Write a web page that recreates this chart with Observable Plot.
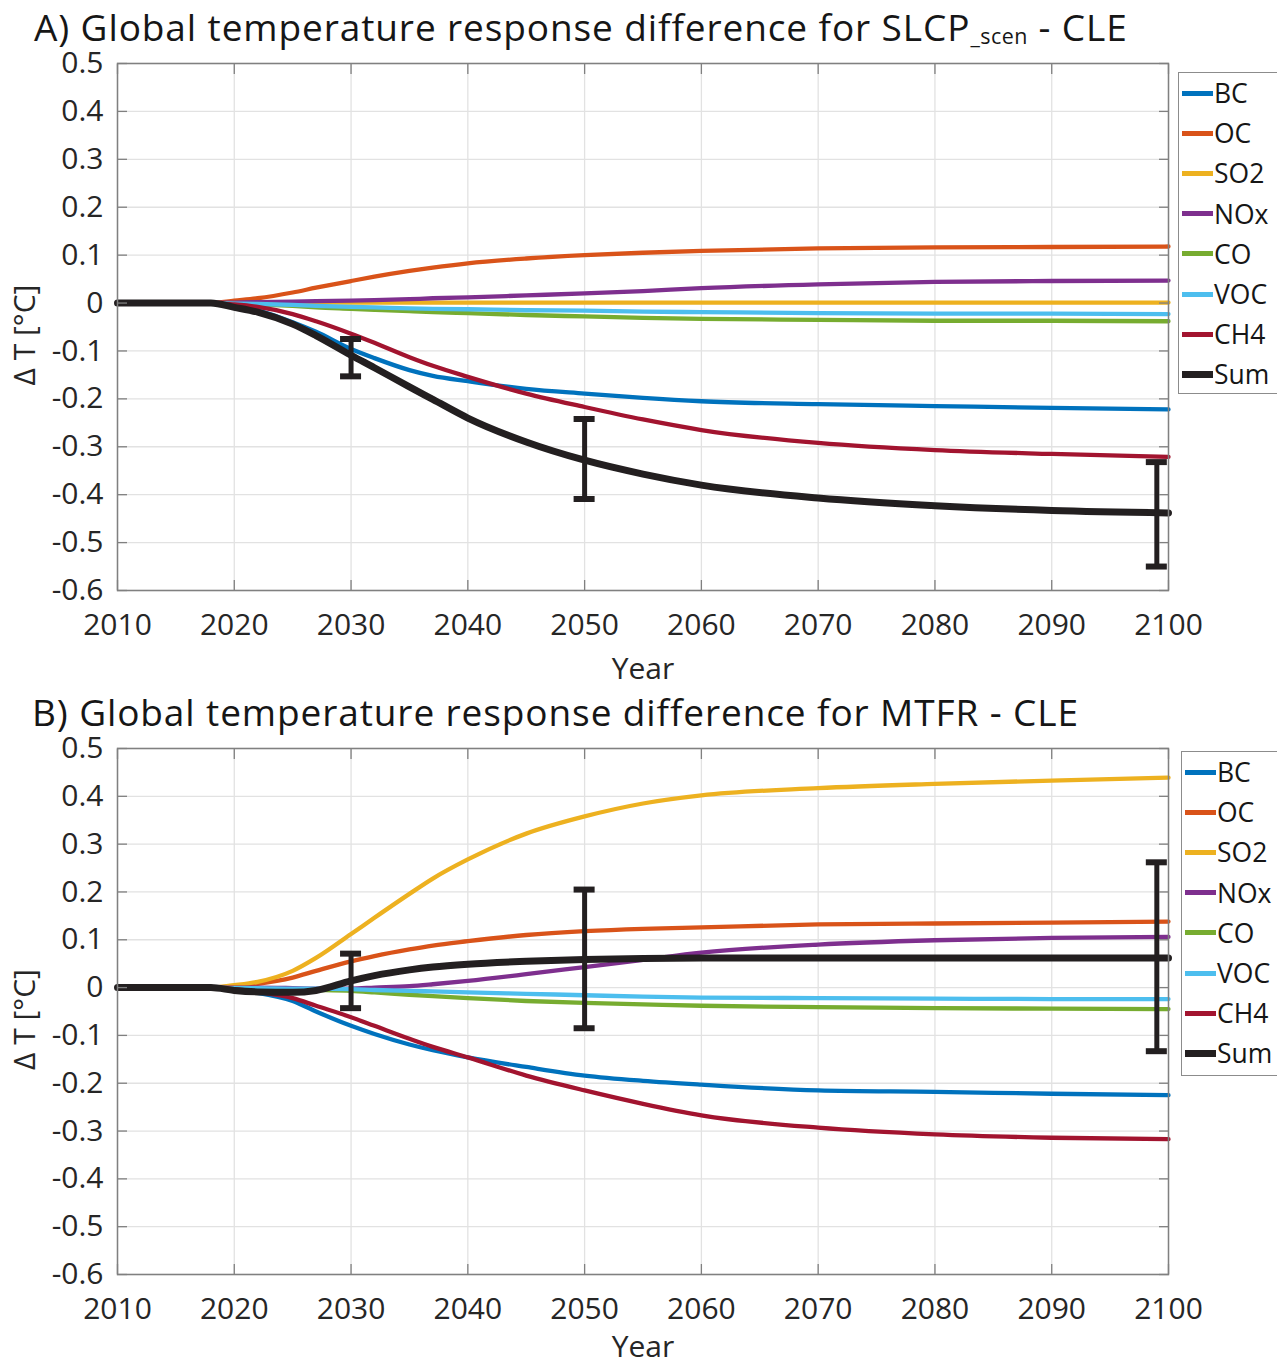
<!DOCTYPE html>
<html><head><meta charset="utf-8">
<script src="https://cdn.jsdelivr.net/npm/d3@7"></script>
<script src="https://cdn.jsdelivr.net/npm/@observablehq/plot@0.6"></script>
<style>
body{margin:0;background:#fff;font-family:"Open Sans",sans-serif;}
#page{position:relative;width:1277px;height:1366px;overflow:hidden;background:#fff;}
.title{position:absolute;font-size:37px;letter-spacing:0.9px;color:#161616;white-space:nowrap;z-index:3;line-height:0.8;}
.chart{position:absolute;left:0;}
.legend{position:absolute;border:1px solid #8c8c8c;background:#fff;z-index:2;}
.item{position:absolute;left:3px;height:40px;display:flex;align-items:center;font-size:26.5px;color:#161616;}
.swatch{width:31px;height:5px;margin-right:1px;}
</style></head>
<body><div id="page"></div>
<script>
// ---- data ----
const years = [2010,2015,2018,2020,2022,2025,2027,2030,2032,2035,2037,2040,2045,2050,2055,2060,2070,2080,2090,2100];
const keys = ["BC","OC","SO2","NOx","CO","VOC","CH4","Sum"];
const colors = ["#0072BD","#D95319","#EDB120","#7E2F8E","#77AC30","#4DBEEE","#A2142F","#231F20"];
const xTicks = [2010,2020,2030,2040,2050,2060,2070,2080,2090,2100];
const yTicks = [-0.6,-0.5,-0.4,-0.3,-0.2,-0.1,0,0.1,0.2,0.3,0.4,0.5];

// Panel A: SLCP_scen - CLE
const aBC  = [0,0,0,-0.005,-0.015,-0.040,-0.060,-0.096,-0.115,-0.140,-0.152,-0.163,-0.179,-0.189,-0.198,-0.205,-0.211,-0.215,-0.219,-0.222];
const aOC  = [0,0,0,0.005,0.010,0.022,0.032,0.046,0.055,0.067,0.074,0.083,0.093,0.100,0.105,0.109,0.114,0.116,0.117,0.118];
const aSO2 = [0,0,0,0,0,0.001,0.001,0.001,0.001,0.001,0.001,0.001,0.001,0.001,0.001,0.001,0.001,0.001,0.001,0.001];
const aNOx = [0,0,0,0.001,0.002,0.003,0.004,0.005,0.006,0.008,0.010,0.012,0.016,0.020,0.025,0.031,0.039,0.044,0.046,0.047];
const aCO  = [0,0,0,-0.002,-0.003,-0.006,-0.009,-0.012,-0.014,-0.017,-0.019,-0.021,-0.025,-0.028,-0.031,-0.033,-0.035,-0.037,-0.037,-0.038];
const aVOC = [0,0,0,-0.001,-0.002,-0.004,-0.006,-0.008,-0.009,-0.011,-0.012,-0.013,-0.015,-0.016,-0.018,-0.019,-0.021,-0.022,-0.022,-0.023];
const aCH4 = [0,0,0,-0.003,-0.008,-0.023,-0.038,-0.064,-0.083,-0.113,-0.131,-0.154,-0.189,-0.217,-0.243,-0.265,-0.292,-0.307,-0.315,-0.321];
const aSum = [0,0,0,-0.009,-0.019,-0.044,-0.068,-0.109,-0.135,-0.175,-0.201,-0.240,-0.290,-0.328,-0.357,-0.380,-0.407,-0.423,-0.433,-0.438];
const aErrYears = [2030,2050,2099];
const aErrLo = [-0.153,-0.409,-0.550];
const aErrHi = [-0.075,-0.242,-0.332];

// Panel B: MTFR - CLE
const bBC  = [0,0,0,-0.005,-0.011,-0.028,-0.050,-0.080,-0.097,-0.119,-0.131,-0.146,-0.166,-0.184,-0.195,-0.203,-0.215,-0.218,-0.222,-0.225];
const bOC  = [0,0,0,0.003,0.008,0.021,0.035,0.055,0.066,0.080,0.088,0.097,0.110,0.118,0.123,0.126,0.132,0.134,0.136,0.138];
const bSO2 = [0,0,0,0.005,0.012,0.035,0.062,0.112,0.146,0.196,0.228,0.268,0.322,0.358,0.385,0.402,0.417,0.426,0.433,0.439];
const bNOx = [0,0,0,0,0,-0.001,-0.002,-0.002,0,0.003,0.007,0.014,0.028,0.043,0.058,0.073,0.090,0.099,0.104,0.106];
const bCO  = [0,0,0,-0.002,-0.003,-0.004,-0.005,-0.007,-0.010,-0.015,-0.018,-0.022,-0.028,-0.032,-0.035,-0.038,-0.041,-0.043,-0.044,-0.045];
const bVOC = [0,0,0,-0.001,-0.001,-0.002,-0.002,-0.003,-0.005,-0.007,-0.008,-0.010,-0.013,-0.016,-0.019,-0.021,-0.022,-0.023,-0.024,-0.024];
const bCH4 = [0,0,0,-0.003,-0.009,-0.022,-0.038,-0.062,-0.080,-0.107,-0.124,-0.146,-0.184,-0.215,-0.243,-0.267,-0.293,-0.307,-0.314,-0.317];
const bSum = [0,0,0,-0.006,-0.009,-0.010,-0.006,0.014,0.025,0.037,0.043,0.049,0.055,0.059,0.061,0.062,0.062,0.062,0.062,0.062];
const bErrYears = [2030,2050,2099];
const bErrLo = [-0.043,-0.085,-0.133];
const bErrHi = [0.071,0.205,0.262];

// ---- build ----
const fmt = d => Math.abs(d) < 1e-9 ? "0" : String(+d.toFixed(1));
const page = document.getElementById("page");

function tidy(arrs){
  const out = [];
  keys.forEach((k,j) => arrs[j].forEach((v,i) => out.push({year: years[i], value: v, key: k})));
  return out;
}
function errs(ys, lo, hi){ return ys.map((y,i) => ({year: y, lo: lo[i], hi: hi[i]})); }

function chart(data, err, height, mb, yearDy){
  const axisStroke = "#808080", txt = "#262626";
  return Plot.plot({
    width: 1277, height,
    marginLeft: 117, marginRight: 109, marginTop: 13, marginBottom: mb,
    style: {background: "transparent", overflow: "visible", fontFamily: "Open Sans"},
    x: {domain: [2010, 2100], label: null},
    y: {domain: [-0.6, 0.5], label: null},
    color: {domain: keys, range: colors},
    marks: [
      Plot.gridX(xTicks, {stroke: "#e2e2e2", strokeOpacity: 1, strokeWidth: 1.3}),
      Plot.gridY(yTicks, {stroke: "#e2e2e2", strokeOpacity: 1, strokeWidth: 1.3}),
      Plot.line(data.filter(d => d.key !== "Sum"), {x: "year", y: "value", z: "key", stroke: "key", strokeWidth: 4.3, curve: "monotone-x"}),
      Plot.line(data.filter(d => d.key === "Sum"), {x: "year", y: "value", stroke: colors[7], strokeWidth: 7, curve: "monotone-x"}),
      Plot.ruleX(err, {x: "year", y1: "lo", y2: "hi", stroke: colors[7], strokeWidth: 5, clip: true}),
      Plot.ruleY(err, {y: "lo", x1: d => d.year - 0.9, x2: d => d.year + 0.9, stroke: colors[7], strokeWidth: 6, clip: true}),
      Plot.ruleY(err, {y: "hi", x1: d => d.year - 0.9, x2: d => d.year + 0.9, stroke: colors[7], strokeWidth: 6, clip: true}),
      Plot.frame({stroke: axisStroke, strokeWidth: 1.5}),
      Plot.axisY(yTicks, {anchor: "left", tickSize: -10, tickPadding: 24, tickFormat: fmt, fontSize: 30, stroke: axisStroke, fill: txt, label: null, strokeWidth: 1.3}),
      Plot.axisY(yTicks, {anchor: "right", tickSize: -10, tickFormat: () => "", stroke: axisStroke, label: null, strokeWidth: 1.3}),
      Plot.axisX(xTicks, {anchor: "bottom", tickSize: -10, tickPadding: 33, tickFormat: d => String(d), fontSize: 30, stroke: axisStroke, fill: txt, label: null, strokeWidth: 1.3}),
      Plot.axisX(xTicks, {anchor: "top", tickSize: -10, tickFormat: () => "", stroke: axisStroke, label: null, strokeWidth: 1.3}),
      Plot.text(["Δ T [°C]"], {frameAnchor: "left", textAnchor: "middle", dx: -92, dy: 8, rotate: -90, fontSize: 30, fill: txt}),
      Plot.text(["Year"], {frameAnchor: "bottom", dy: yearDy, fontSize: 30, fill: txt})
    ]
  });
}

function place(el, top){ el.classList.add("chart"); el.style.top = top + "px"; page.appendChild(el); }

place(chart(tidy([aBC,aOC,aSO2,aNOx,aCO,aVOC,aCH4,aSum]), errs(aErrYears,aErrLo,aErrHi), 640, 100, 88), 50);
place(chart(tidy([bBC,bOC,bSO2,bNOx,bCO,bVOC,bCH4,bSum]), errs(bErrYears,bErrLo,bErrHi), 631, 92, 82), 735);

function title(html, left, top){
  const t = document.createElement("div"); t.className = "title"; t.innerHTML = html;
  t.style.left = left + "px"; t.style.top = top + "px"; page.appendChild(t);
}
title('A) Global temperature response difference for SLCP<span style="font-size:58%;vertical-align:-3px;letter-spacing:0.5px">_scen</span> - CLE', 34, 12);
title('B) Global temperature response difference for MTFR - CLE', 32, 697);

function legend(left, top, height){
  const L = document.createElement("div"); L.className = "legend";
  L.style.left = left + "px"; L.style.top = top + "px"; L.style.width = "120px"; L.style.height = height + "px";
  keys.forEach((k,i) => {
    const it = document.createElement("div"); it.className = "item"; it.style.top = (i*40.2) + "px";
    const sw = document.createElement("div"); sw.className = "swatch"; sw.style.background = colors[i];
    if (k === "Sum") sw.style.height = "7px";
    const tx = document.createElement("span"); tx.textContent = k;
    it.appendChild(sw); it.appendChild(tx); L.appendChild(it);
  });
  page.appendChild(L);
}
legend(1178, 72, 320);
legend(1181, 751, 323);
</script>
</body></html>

- REQUEST
Exactly restate the lines from the beginning of the data through the line with "yTicks = [-0.6,-0.5,-0.4,-0.3,-0.2,-0.1,0,0.1,0.2,0.3,0.4,0.5];", and no others, keeping pictures out.

- WORKED SOLUTION
Write a web page that recreates this chart with Observable Plot.
<!DOCTYPE html>
<html><head><meta charset="utf-8">
<script src="https://cdn.jsdelivr.net/npm/d3@7"></script>
<script src="https://cdn.jsdelivr.net/npm/@observablehq/plot@0.6"></script>
<style>
body{margin:0;background:#fff;font-family:"Open Sans",sans-serif;}
#page{position:relative;width:1277px;height:1366px;overflow:hidden;background:#fff;}
.title{position:absolute;font-size:37px;letter-spacing:0.9px;color:#161616;white-space:nowrap;z-index:3;line-height:0.8;}
.chart{position:absolute;left:0;}
.legend{position:absolute;border:1px solid #8c8c8c;background:#fff;z-index:2;}
.item{position:absolute;left:3px;height:40px;display:flex;align-items:center;font-size:26.5px;color:#161616;}
.swatch{width:31px;height:5px;margin-right:1px;}
</style></head>
<body><div id="page"></div>
<script>
// ---- data ----
const years = [2010,2015,2018,2020,2022,2025,2027,2030,2032,2035,2037,2040,2045,2050,2055,2060,2070,2080,2090,2100];
const keys = ["BC","OC","SO2","NOx","CO","VOC","CH4","Sum"];
const colors = ["#0072BD","#D95319","#EDB120","#7E2F8E","#77AC30","#4DBEEE","#A2142F","#231F20"];
const xTicks = [2010,2020,2030,2040,2050,2060,2070,2080,2090,2100];
const yTicks = [-0.6,-0.5,-0.4,-0.3,-0.2,-0.1,0,0.1,0.2,0.3,0.4,0.5];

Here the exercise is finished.